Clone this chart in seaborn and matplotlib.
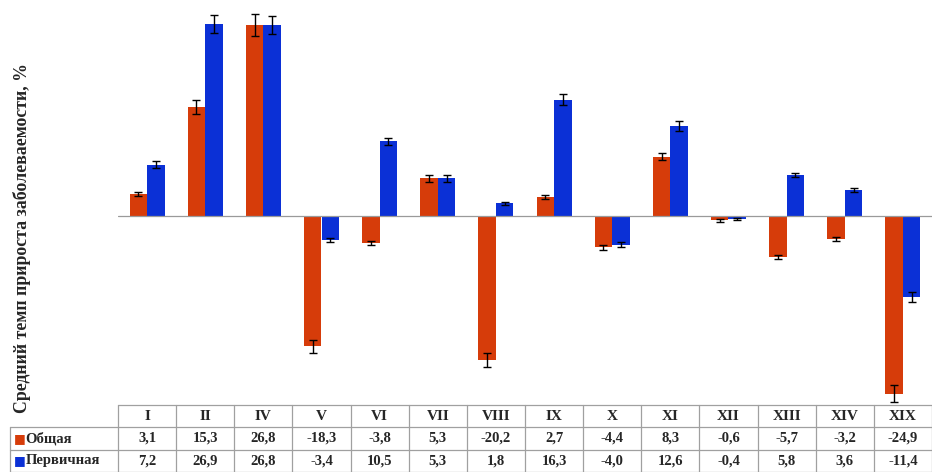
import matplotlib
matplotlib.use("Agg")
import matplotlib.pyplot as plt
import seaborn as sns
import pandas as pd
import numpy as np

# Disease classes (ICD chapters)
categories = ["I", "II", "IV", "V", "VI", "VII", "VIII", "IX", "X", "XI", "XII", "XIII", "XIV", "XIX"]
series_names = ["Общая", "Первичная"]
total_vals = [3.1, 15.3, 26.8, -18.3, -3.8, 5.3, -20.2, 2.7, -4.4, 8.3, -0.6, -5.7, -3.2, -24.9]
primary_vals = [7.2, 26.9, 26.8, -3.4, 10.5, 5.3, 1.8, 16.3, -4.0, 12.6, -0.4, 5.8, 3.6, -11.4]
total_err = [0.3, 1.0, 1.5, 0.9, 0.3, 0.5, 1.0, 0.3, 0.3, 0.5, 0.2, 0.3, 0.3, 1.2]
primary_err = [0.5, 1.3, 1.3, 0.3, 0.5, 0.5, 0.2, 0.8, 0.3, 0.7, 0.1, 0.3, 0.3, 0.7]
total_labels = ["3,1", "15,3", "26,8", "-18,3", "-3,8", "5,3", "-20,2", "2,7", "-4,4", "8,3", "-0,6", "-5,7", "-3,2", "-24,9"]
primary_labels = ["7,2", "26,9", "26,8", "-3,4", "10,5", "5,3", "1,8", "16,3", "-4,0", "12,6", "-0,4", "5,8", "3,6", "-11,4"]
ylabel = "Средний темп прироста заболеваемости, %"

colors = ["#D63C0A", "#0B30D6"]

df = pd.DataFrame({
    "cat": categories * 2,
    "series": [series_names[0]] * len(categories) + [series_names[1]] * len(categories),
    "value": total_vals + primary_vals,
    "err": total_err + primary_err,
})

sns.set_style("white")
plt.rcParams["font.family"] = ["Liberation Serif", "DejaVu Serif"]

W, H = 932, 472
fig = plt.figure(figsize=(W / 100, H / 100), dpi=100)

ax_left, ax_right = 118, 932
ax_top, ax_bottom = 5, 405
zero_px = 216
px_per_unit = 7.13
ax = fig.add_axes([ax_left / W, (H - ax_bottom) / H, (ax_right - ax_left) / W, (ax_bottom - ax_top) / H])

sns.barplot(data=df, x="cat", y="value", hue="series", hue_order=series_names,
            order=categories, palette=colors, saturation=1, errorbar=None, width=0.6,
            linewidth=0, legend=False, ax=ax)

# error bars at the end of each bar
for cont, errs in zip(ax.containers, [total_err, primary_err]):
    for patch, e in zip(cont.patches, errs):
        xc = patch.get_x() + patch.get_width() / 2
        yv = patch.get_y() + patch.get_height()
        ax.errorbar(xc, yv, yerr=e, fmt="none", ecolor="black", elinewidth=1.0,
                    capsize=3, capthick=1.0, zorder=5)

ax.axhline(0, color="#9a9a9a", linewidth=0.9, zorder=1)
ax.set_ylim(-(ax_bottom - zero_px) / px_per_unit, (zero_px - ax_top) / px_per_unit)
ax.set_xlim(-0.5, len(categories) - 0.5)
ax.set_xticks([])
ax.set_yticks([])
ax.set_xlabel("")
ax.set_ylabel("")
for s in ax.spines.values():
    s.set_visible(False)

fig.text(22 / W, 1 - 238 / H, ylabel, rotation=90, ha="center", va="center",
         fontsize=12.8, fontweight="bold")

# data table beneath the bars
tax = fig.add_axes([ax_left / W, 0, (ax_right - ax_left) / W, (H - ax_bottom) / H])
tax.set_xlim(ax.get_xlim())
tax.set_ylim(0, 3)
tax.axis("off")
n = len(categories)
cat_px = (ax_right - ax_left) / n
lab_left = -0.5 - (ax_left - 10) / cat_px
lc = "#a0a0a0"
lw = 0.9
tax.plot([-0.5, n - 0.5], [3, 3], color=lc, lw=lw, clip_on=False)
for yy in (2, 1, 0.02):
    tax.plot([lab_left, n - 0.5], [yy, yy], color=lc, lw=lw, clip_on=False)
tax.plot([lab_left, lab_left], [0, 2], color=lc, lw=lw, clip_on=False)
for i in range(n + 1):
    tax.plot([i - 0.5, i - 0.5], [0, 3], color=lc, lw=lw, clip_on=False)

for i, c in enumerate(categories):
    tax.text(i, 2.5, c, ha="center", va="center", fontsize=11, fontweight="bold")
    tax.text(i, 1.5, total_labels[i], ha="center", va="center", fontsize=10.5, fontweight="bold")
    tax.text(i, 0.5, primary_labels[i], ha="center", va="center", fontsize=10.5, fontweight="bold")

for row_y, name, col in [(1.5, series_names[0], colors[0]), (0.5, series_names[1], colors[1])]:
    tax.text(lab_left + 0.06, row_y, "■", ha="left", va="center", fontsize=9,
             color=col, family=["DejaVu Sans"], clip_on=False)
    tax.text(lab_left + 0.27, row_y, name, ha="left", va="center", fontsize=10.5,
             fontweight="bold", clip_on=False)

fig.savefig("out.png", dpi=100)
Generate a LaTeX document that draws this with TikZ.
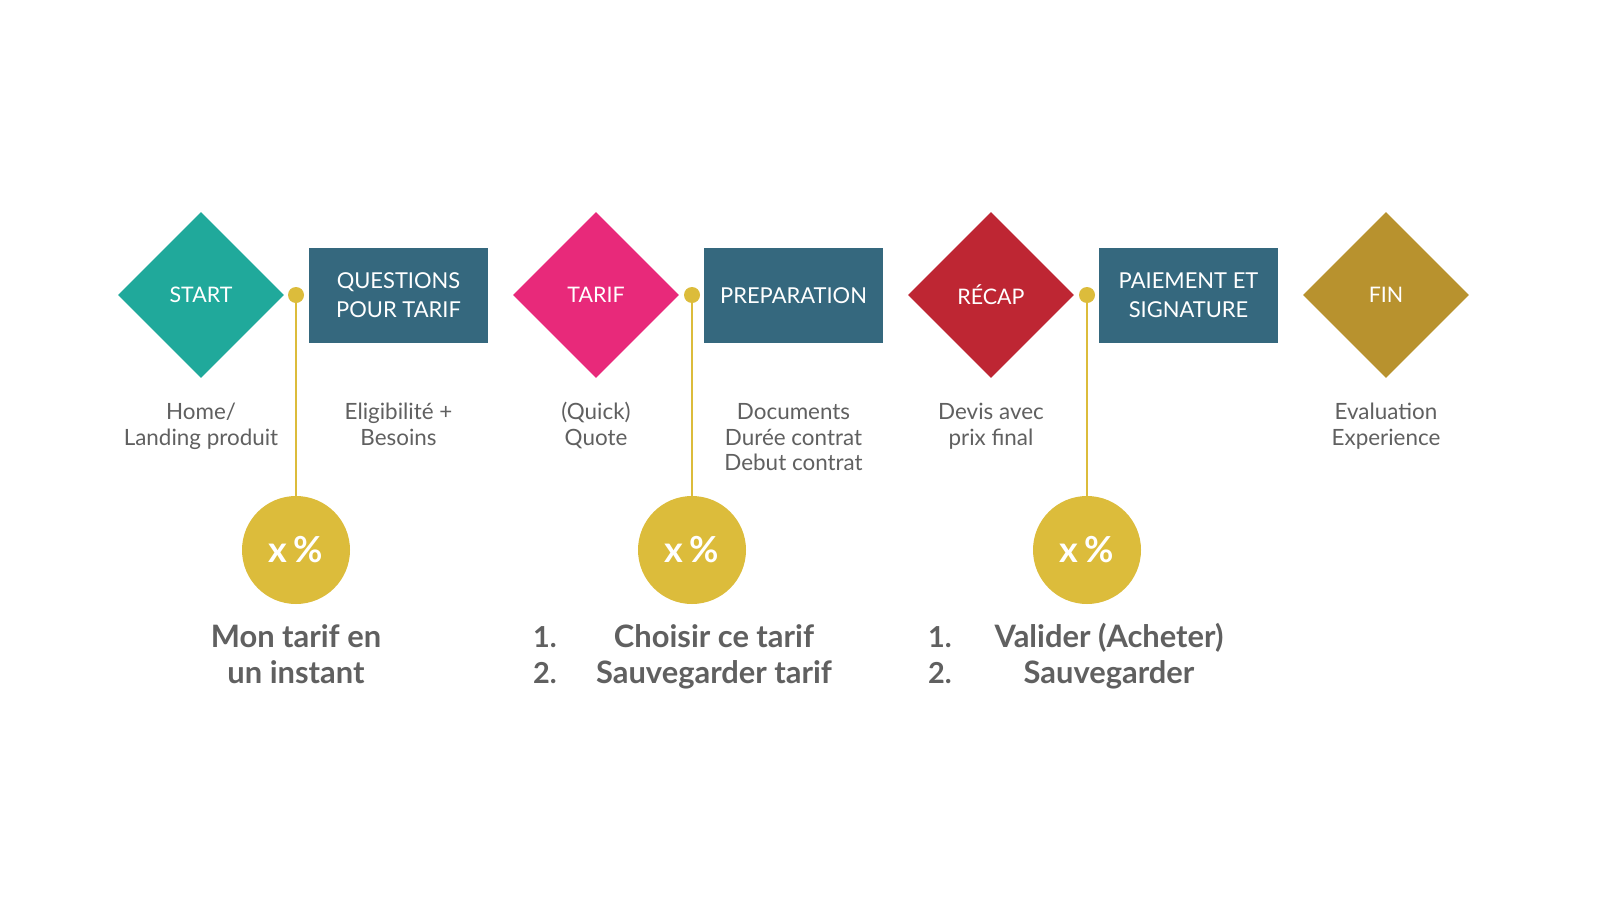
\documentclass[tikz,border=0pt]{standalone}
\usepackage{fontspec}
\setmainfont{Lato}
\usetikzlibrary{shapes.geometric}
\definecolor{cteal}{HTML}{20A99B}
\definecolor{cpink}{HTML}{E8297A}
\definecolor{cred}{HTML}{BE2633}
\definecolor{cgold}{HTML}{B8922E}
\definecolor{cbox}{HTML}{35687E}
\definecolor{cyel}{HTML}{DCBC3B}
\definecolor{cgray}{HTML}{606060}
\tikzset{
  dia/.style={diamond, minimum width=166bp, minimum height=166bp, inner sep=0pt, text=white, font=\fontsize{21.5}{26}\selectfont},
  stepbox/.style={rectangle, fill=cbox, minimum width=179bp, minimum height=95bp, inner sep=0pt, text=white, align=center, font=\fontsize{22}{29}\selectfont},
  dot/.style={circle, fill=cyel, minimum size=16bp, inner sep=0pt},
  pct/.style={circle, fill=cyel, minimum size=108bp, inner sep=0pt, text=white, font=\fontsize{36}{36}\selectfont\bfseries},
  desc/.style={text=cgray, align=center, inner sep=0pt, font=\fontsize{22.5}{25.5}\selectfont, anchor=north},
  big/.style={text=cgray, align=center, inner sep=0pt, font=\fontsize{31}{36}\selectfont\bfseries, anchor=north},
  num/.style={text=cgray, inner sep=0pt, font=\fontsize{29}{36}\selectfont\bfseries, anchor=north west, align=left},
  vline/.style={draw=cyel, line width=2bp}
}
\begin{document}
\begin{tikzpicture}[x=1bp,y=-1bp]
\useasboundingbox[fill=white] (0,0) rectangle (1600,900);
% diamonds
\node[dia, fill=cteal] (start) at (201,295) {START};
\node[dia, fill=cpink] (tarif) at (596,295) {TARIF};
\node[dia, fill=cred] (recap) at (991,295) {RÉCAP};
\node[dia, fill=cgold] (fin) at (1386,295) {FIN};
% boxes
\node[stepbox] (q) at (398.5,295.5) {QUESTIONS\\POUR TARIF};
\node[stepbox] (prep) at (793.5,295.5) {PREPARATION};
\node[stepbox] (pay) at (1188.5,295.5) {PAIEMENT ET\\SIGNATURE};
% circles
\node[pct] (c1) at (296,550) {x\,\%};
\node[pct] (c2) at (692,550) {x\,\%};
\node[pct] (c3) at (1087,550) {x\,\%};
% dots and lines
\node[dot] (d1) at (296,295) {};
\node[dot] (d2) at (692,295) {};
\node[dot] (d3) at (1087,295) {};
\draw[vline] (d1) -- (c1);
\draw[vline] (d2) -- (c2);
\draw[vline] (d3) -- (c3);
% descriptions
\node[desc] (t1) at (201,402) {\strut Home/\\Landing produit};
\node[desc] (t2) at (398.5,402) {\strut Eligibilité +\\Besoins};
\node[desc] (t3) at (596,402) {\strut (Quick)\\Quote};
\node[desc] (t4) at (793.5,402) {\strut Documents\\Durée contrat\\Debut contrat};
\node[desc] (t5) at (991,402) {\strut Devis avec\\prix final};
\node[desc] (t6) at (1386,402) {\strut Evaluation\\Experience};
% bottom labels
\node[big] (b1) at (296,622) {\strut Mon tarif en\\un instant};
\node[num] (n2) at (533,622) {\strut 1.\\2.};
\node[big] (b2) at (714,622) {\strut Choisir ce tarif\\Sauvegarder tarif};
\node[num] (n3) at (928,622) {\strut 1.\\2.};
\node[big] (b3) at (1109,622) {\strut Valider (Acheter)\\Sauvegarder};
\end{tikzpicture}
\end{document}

◇ ◇ ◇ ◇ ◇ ◇ ◇

Copy each line of the data above that holds "this".

→ **TASK RESULT**
Clone this chart in seaborn and matplotlib.
Generate a LaTeX document that draws this with TikZ.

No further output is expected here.